#### [EXERCISE DIRECTIONS]
Transcribe the listing in full, excluding any pictures.

#### [DATA SEGMENT]
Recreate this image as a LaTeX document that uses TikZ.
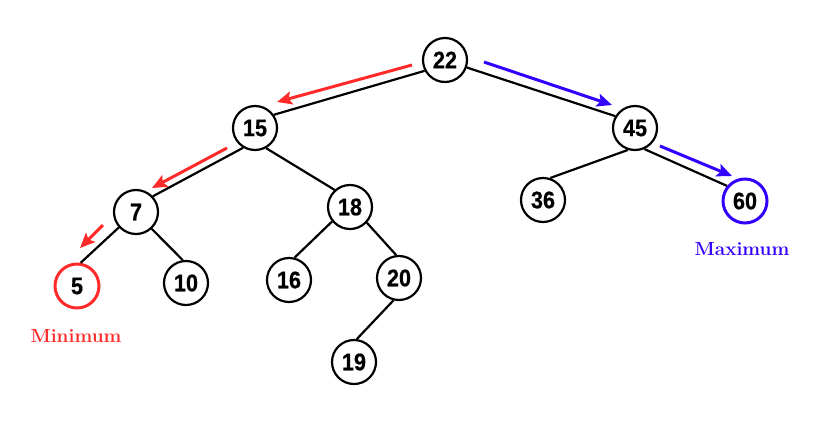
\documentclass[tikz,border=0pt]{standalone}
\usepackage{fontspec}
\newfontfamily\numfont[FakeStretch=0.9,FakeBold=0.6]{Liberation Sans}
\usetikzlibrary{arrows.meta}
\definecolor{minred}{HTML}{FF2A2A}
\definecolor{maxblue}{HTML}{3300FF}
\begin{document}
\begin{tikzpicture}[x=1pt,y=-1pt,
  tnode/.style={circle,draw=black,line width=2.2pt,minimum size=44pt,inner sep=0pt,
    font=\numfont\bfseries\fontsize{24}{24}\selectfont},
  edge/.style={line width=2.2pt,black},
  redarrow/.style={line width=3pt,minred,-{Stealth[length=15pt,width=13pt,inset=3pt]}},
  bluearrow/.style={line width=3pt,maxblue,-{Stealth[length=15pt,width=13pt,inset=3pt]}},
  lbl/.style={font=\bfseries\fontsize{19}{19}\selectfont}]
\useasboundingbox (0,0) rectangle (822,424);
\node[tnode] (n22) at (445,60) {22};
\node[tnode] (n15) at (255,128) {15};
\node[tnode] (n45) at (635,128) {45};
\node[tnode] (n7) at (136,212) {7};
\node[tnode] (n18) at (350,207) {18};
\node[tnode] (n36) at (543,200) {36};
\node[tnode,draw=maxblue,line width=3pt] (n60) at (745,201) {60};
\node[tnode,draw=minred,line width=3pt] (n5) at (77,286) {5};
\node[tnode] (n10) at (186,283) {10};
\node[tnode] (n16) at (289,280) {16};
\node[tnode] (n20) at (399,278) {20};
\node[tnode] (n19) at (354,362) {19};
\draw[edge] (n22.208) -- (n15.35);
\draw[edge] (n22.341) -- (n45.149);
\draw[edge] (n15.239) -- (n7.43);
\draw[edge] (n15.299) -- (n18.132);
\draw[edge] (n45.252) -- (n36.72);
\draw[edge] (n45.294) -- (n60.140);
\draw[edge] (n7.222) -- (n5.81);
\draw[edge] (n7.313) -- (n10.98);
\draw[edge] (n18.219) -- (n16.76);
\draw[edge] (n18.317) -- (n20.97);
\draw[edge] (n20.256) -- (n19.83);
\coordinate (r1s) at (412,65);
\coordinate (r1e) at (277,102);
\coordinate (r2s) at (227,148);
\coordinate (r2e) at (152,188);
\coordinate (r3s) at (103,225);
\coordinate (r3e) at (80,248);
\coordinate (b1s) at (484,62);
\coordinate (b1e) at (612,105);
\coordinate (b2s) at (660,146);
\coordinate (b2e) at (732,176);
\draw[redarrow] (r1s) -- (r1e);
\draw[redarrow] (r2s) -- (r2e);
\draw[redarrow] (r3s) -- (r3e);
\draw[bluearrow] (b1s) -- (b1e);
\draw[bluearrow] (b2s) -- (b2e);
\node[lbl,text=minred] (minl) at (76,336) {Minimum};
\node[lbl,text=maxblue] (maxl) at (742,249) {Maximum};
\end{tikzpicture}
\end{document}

#### [REPLY TO THE EXERCISE]
Recreate this image as a LaTeX document that uses TikZ.
\documentclass[tikz,border=0pt]{standalone}
\usepackage{fontspec}
\newfontfamily\numfont[FakeStretch=0.9,FakeBold=0.6]{Liberation Sans}
\usetikzlibrary{arrows.meta}
\definecolor{minred}{HTML}{FF2A2A}
\definecolor{maxblue}{HTML}{3300FF}
\begin{document}
\begin{tikzpicture}[x=1pt,y=-1pt,
  tnode/.style={circle,draw=black,line width=2.2pt,minimum size=44pt,inner sep=0pt,
    font=\numfont\bfseries\fontsize{24}{24}\selectfont},
  edge/.style={line width=2.2pt,black},
  redarrow/.style={line width=3pt,minred,-{Stealth[length=15pt,width=13pt,inset=3pt]}},
  bluearrow/.style={line width=3pt,maxblue,-{Stealth[length=15pt,width=13pt,inset=3pt]}},
  lbl/.style={font=\bfseries\fontsize{19}{19}\selectfont}]
\useasboundingbox (0,0) rectangle (822,424);
\node[tnode] (n22) at (445,60) {22};
\node[tnode] (n15) at (255,128) {15};
\node[tnode] (n45) at (635,128) {45};
\node[tnode] (n7) at (136,212) {7};
\node[tnode] (n18) at (350,207) {18};
\node[tnode] (n36) at (543,200) {36};
\node[tnode,draw=maxblue,line width=3pt] (n60) at (745,201) {60};
\node[tnode,draw=minred,line width=3pt] (n5) at (77,286) {5};
\node[tnode] (n10) at (186,283) {10};
\node[tnode] (n16) at (289,280) {16};
\node[tnode] (n20) at (399,278) {20};
\node[tnode] (n19) at (354,362) {19};
\draw[edge] (n22.208) -- (n15.35);
\draw[edge] (n22.341) -- (n45.149);
\draw[edge] (n15.239) -- (n7.43);
\draw[edge] (n15.299) -- (n18.132);
\draw[edge] (n45.252) -- (n36.72);
\draw[edge] (n45.294) -- (n60.140);
\draw[edge] (n7.222) -- (n5.81);
\draw[edge] (n7.313) -- (n10.98);
\draw[edge] (n18.219) -- (n16.76);
\draw[edge] (n18.317) -- (n20.97);
\draw[edge] (n20.256) -- (n19.83);
\coordinate (r1s) at (412,65);
\coordinate (r1e) at (277,102);
\coordinate (r2s) at (227,148);
\coordinate (r2e) at (152,188);
\coordinate (r3s) at (103,225);
\coordinate (r3e) at (80,248);
\coordinate (b1s) at (484,62);
\coordinate (b1e) at (612,105);
\coordinate (b2s) at (660,146);
\coordinate (b2e) at (732,176);
\draw[redarrow] (r1s) -- (r1e);
\draw[redarrow] (r2s) -- (r2e);
\draw[redarrow] (r3s) -- (r3e);
\draw[bluearrow] (b1s) -- (b1e);
\draw[bluearrow] (b2s) -- (b2e);
\node[lbl,text=minred] (minl) at (76,336) {Minimum};
\node[lbl,text=maxblue] (maxl) at (742,249) {Maximum};
\end{tikzpicture}
\end{document}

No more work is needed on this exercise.